Extracted data entries
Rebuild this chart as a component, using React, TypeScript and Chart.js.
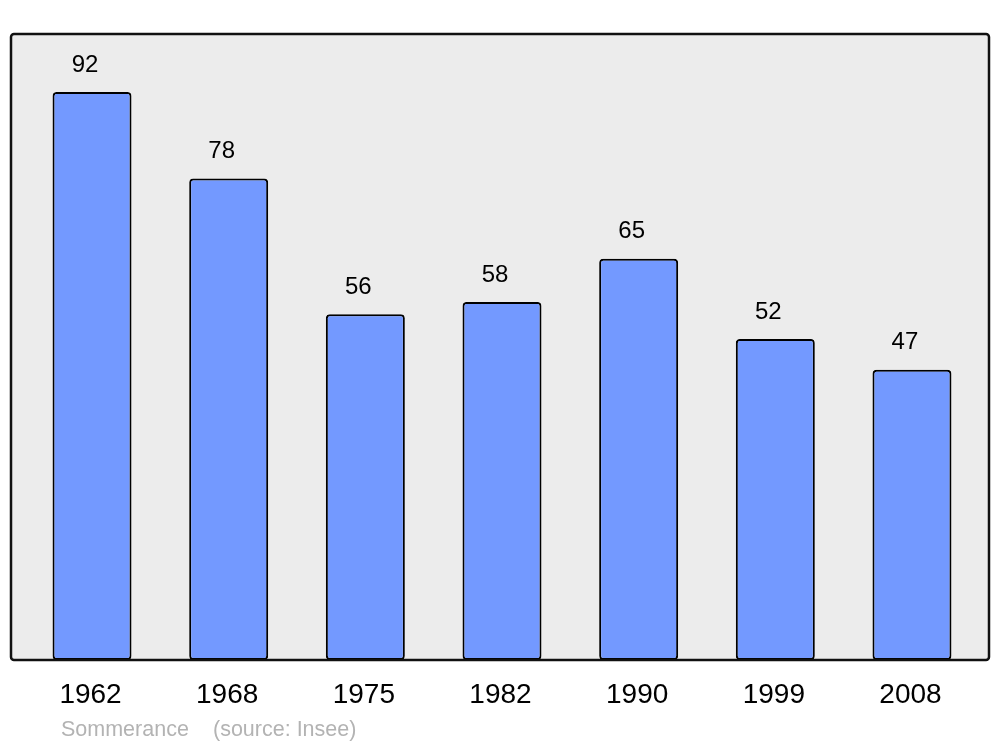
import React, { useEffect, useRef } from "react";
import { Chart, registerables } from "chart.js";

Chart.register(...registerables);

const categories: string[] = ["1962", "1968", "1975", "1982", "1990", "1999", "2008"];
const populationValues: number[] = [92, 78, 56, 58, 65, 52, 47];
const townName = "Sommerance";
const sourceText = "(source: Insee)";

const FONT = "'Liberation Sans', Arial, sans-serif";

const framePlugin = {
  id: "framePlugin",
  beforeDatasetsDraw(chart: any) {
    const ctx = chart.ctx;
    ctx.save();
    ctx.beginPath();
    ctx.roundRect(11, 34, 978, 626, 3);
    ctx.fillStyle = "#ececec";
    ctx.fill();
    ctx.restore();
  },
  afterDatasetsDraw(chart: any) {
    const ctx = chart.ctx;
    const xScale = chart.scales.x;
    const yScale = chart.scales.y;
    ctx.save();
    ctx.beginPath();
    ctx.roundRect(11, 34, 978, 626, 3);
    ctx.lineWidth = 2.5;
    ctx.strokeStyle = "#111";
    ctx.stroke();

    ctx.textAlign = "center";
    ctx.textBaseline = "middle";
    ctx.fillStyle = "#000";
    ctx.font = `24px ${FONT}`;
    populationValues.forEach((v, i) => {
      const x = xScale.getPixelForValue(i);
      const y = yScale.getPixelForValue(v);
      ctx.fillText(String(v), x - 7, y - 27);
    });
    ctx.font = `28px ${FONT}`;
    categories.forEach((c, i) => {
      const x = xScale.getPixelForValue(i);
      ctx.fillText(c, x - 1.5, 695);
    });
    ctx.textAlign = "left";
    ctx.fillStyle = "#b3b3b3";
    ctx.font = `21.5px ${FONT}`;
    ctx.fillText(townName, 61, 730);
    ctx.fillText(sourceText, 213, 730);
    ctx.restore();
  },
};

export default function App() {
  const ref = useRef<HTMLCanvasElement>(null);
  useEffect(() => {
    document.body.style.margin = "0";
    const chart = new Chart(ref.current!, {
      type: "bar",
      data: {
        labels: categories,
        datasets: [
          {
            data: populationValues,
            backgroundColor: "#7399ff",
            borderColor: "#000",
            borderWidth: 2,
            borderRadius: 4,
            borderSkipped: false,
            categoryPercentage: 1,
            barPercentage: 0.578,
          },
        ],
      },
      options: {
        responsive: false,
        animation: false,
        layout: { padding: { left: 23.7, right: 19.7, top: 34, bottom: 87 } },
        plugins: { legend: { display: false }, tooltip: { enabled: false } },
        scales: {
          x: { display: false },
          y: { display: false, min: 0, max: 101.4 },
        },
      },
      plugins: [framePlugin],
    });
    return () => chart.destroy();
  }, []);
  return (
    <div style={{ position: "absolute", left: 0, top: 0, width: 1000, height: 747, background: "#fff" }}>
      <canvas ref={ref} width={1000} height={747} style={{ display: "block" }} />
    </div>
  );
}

==

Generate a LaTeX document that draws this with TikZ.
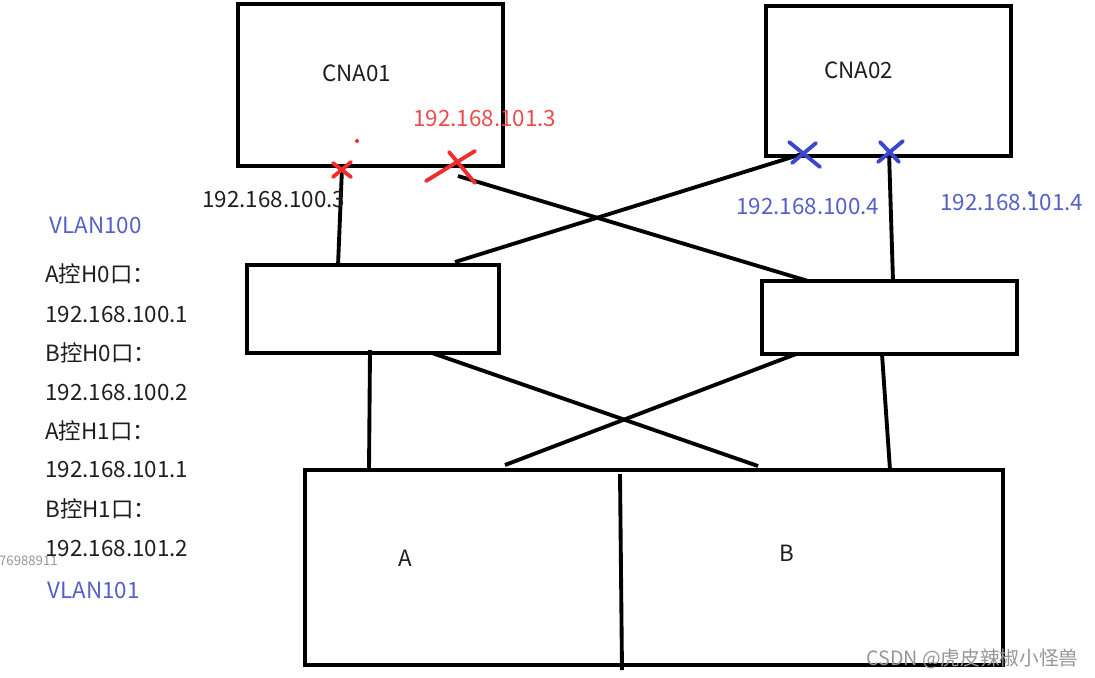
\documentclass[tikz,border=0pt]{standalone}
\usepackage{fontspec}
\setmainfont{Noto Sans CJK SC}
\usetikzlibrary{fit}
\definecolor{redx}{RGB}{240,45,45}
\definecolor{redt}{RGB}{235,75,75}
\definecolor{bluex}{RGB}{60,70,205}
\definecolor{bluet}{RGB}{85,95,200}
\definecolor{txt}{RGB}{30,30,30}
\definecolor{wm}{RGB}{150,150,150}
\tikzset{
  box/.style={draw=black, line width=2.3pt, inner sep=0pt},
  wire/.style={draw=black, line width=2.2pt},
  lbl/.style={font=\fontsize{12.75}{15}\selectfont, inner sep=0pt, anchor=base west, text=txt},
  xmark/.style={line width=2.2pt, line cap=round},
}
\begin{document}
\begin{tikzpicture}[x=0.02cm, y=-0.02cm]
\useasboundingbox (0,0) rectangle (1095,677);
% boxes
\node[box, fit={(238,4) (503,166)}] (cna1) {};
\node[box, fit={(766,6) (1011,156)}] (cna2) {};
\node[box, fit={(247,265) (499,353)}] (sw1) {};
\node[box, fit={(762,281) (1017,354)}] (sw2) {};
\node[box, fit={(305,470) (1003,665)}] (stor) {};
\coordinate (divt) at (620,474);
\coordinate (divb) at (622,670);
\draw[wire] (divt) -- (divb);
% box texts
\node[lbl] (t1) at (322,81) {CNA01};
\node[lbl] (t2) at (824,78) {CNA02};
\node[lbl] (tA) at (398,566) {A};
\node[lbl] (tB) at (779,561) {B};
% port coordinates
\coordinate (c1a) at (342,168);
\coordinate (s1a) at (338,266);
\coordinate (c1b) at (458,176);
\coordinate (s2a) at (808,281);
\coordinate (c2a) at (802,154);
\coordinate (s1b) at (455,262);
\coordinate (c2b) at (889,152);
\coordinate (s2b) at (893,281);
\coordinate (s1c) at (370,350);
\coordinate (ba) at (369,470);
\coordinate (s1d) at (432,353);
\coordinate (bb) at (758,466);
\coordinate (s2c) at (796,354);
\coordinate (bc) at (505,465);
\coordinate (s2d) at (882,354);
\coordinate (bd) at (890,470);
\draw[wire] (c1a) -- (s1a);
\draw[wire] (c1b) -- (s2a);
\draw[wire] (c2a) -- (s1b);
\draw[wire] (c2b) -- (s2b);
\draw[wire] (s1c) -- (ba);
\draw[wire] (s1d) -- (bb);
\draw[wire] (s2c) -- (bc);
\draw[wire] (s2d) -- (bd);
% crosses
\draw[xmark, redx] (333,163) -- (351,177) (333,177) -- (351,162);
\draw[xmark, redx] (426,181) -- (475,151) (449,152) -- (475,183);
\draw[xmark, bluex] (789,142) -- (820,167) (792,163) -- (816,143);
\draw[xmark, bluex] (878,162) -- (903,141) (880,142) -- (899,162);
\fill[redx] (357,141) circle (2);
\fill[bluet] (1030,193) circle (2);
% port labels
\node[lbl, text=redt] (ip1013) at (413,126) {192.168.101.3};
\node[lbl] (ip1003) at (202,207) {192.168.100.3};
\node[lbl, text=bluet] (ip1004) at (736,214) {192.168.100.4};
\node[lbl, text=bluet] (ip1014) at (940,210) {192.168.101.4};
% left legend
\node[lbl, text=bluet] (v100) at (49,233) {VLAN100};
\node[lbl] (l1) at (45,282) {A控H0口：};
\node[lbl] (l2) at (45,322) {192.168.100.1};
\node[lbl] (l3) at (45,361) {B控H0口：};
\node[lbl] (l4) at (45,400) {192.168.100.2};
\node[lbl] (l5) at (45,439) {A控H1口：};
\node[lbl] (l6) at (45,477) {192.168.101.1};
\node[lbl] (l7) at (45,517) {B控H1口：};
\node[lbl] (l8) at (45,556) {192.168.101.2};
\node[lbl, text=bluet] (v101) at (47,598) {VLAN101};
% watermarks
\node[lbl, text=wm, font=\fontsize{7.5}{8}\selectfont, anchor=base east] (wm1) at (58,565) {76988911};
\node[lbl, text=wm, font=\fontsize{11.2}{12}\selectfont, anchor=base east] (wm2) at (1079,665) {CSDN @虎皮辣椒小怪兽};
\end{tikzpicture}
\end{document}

TASK TO CARRY OUT: Retype, word for word, only the lines from the one containing "Rebuild this chart" through the one containing "ctx.stroke();", both included, and leave out any pictures.

EXPECTED ANSWER:
Rebuild this chart as a component, using React, TypeScript and Chart.js.
import React, { useEffect, useRef } from "react";
import { Chart, registerables } from "chart.js";

Chart.register(...registerables);

const categories: string[] = ["1962", "1968", "1975", "1982", "1990", "1999", "2008"];
const populationValues: number[] = [92, 78, 56, 58, 65, 52, 47];
const townName = "Sommerance";
const sourceText = "(source: Insee)";

const FONT = "'Liberation Sans', Arial, sans-serif";

const framePlugin = {
  id: "framePlugin",
  beforeDatasetsDraw(chart: any) {
    const ctx = chart.ctx;
    ctx.save();
    ctx.beginPath();
    ctx.roundRect(11, 34, 978, 626, 3);
    ctx.fillStyle = "#ececec";
    ctx.fill();
    ctx.restore();
  },
  afterDatasetsDraw(chart: any) {
    const ctx = chart.ctx;
    const xScale = chart.scales.x;
    const yScale = chart.scales.y;
    ctx.save();
    ctx.beginPath();
    ctx.roundRect(11, 34, 978, 626, 3);
    ctx.lineWidth = 2.5;
    ctx.strokeStyle = "#111";
    ctx.stroke();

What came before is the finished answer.